- EXERCISE AIM
Leave out the pictures and transcribe everything else exactly.

- STORED DATA
──────────────────────────────
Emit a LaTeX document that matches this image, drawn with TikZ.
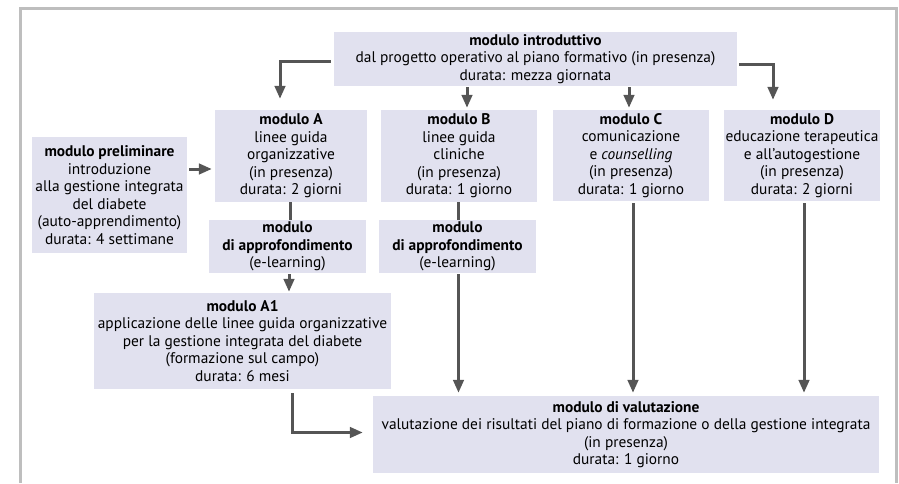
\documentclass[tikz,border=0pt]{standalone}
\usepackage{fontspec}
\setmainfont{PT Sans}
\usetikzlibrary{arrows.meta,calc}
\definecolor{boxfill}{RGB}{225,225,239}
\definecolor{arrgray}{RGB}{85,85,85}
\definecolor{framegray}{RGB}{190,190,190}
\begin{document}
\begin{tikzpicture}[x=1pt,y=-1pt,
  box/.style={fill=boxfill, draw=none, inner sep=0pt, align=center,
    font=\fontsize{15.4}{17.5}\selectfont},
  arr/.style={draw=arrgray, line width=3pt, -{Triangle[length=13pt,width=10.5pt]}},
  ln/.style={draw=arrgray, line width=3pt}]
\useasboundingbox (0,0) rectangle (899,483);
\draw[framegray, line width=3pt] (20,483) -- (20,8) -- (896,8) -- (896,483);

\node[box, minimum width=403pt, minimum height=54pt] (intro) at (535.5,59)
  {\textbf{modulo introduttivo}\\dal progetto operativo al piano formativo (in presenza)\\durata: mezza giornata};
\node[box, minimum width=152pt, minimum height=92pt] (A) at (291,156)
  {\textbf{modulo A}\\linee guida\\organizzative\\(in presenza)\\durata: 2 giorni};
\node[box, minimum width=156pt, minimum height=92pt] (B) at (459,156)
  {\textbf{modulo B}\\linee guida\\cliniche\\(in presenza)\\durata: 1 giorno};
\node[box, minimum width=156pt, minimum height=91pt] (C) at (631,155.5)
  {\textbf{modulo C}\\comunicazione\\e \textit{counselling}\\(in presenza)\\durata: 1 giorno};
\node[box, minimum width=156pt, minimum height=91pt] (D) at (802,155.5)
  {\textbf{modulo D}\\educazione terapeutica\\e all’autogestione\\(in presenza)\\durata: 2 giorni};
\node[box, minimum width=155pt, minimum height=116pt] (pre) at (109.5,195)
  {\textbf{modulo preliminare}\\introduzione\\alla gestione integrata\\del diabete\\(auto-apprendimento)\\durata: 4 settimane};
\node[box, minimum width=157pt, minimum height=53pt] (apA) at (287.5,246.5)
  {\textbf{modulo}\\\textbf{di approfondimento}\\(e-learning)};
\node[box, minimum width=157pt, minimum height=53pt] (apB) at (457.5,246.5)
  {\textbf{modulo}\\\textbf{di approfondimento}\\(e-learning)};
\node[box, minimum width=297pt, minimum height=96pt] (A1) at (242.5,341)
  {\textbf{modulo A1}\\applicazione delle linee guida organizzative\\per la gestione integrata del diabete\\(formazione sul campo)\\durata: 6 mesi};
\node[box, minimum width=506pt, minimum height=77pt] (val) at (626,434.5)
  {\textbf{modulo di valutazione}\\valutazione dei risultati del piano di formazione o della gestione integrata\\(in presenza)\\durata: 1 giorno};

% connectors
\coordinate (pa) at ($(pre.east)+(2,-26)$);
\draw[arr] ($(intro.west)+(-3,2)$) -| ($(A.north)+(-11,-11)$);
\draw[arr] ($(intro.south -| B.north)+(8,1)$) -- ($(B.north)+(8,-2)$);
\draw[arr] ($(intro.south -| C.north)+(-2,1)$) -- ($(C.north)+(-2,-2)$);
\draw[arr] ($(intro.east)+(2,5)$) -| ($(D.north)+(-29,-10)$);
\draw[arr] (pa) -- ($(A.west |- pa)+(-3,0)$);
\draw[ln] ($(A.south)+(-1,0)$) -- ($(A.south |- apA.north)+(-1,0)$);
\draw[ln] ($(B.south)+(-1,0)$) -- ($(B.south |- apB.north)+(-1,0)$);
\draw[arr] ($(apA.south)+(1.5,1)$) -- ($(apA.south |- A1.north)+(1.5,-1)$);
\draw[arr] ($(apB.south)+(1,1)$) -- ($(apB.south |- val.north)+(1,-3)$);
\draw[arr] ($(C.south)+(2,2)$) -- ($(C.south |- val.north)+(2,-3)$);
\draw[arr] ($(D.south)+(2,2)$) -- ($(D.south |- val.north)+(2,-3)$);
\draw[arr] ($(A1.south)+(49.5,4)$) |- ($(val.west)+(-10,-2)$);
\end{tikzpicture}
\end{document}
──────────────────────────────
- PROBLEM SOLUTION
Emit a LaTeX document that matches this image, drawn with TikZ.
\documentclass[tikz,border=0pt]{standalone}
\usepackage{fontspec}
\setmainfont{PT Sans}
\usetikzlibrary{arrows.meta,calc}
\definecolor{boxfill}{RGB}{225,225,239}
\definecolor{arrgray}{RGB}{85,85,85}
\definecolor{framegray}{RGB}{190,190,190}
\begin{document}
\begin{tikzpicture}[x=1pt,y=-1pt,
  box/.style={fill=boxfill, draw=none, inner sep=0pt, align=center,
    font=\fontsize{15.4}{17.5}\selectfont},
  arr/.style={draw=arrgray, line width=3pt, -{Triangle[length=13pt,width=10.5pt]}},
  ln/.style={draw=arrgray, line width=3pt}]
\useasboundingbox (0,0) rectangle (899,483);
\draw[framegray, line width=3pt] (20,483) -- (20,8) -- (896,8) -- (896,483);

\node[box, minimum width=403pt, minimum height=54pt] (intro) at (535.5,59)
  {\textbf{modulo introduttivo}\\dal progetto operativo al piano formativo (in presenza)\\durata: mezza giornata};
\node[box, minimum width=152pt, minimum height=92pt] (A) at (291,156)
  {\textbf{modulo A}\\linee guida\\organizzative\\(in presenza)\\durata: 2 giorni};
\node[box, minimum width=156pt, minimum height=92pt] (B) at (459,156)
  {\textbf{modulo B}\\linee guida\\cliniche\\(in presenza)\\durata: 1 giorno};
\node[box, minimum width=156pt, minimum height=91pt] (C) at (631,155.5)
  {\textbf{modulo C}\\comunicazione\\e \textit{counselling}\\(in presenza)\\durata: 1 giorno};
\node[box, minimum width=156pt, minimum height=91pt] (D) at (802,155.5)
  {\textbf{modulo D}\\educazione terapeutica\\e all’autogestione\\(in presenza)\\durata: 2 giorni};
\node[box, minimum width=155pt, minimum height=116pt] (pre) at (109.5,195)
  {\textbf{modulo preliminare}\\introduzione\\alla gestione integrata\\del diabete\\(auto-apprendimento)\\durata: 4 settimane};
\node[box, minimum width=157pt, minimum height=53pt] (apA) at (287.5,246.5)
  {\textbf{modulo}\\\textbf{di approfondimento}\\(e-learning)};
\node[box, minimum width=157pt, minimum height=53pt] (apB) at (457.5,246.5)
  {\textbf{modulo}\\\textbf{di approfondimento}\\(e-learning)};
\node[box, minimum width=297pt, minimum height=96pt] (A1) at (242.5,341)
  {\textbf{modulo A1}\\applicazione delle linee guida organizzative\\per la gestione integrata del diabete\\(formazione sul campo)\\durata: 6 mesi};
\node[box, minimum width=506pt, minimum height=77pt] (val) at (626,434.5)
  {\textbf{modulo di valutazione}\\valutazione dei risultati del piano di formazione o della gestione integrata\\(in presenza)\\durata: 1 giorno};

% connectors
\coordinate (pa) at ($(pre.east)+(2,-26)$);
\draw[arr] ($(intro.west)+(-3,2)$) -| ($(A.north)+(-11,-11)$);
\draw[arr] ($(intro.south -| B.north)+(8,1)$) -- ($(B.north)+(8,-2)$);
\draw[arr] ($(intro.south -| C.north)+(-2,1)$) -- ($(C.north)+(-2,-2)$);
\draw[arr] ($(intro.east)+(2,5)$) -| ($(D.north)+(-29,-10)$);
\draw[arr] (pa) -- ($(A.west |- pa)+(-3,0)$);
\draw[ln] ($(A.south)+(-1,0)$) -- ($(A.south |- apA.north)+(-1,0)$);
\draw[ln] ($(B.south)+(-1,0)$) -- ($(B.south |- apB.north)+(-1,0)$);
\draw[arr] ($(apA.south)+(1.5,1)$) -- ($(apA.south |- A1.north)+(1.5,-1)$);
\draw[arr] ($(apB.south)+(1,1)$) -- ($(apB.south |- val.north)+(1,-3)$);
\draw[arr] ($(C.south)+(2,2)$) -- ($(C.south |- val.north)+(2,-3)$);
\draw[arr] ($(D.south)+(2,2)$) -- ($(D.south |- val.north)+(2,-3)$);
\draw[arr] ($(A1.south)+(49.5,4)$) |- ($(val.west)+(-10,-2)$);
\end{tikzpicture}
\end{document}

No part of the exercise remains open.